What a Deal Desk Does
A deal desk typically helps the business:
- Approve exceptions fast (special pricing, non-standard terms, unusual deal structures)
- Protect margin and reduce risk through clear guardrails and escalation paths
- Make deals bookable by ensuring the quote and contract are executable and operationally workable
Common responsibilities:
- Deal intake and triage: validate required fields, route by deal type and risk triggers
- Pricing and discount governance: apply pricing policy, discount thresholds, and approvals
- Terms review: handle payment terms, renewal language, SLAs, and commercial exceptions
- Cross-functional coordination: align Sales, Finance, Legal, and other stakeholders
- Playbooks and templates: maintain standard offers, approved language, and decision logs
Where Deal Desk Fits in the Quote-to-Cash Flow
Deal desk sits between “opportunity needs an exception” and “the company can sign and fulfill without rework.”
Typical flow:
- Request submitted (CRM/CPQ form, workflow, or ticket)
- Triage and validation (completeness checks and risk triggers)
- Approvals and exceptions (discount matrix, finance review, legal review, exec sign-off)
- Quote and contract finalized (approved pricing and approved terms)
- Handoff to contracting, billing, provisioning, and post-sale teams
Deal Desk Models and Types
Common operating models:
- Centralized deal desk: one team handles exceptions for consistency and governance
- Federated deal desk: a core team sets policy; regional/segment desks execute for speed
- High-touch vs low-touch: high-touch supports strategic deals; low-touch focuses on fast approvals with guardrails
Deal Desk Tools and Systems
A deal desk is an operating function, but it is usually supported by:
- CRM and CPQ for intake, quoting, pricing logic, and approvals
- CLM and eSignature for contract workflows, redlines, version control, and execution
- Workflow automation for routing, escalations, SLAs, and audit trails
- Document management for approved templates, clause libraries, and playbooks
Examples of Deals That Typically Trigger Deal Desk
- Discount exception: pricing below policy thresholds requiring escalation
- Non-standard terms: edits to standard legal or commercial language
- Complex structures: multi-year ramps, custom bundles, usage-based pricing, or unusual invoicing schedules
KPIs and SLAs to Track
Measure speed, quality, and outcomes:
- Time to quote and deal cycle time
- First response time and resolution time (SLA adherence)
- Approval accuracy and rework rate (pricing errors, contract corrections)
- Exception rate (how often sellers request policy overrides)
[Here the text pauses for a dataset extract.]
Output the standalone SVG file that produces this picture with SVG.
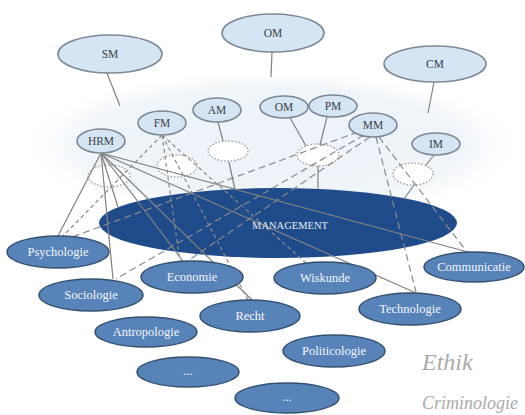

- Win rate and margin impact on deal-desk supported deals
Deal Desk Best Practices for 2026
- Define clear entry criteria: what routes to deal desk vs self-serve
- Use an approval matrix: discount bands and risk triggers mapped to approvers
- Standardize offers: templates, clause libraries, and pre-approved fallback positions
- Automate routing and auditability: reduce manual follow-ups and preserve decision trails
- Use AI with guardrails: AI can help classify requests, summarize changes, and flag risk, but human approval remains the control point for exceptions
FAQ
Is a deal desk the same as CPQ?
No. CPQ is software that generates accurate quotes. A deal desk is the team and process that governs exceptions, approvals, and cross-functional alignment.
Who typically participates in a deal desk?
Common stakeholders include Sales Ops or RevOps, Finance, and Legal, with Product, Security, and Customer Success pulled in when the deal requires it.
What is a deal desk approval matrix?
A set of rules defining who must approve a deal based on factors like discount level, term changes, payment risk, and deal structure.
Where should a deal desk sit in the org?
Often within RevOps or Sales Ops, with defined decision rights and shared ownership across Finance and Legal.
How do you speed up deal desk?
Standardize intake, enforce thresholds, automate routing, use approved templates and clauses, and track SLAs to remove bottlenecks.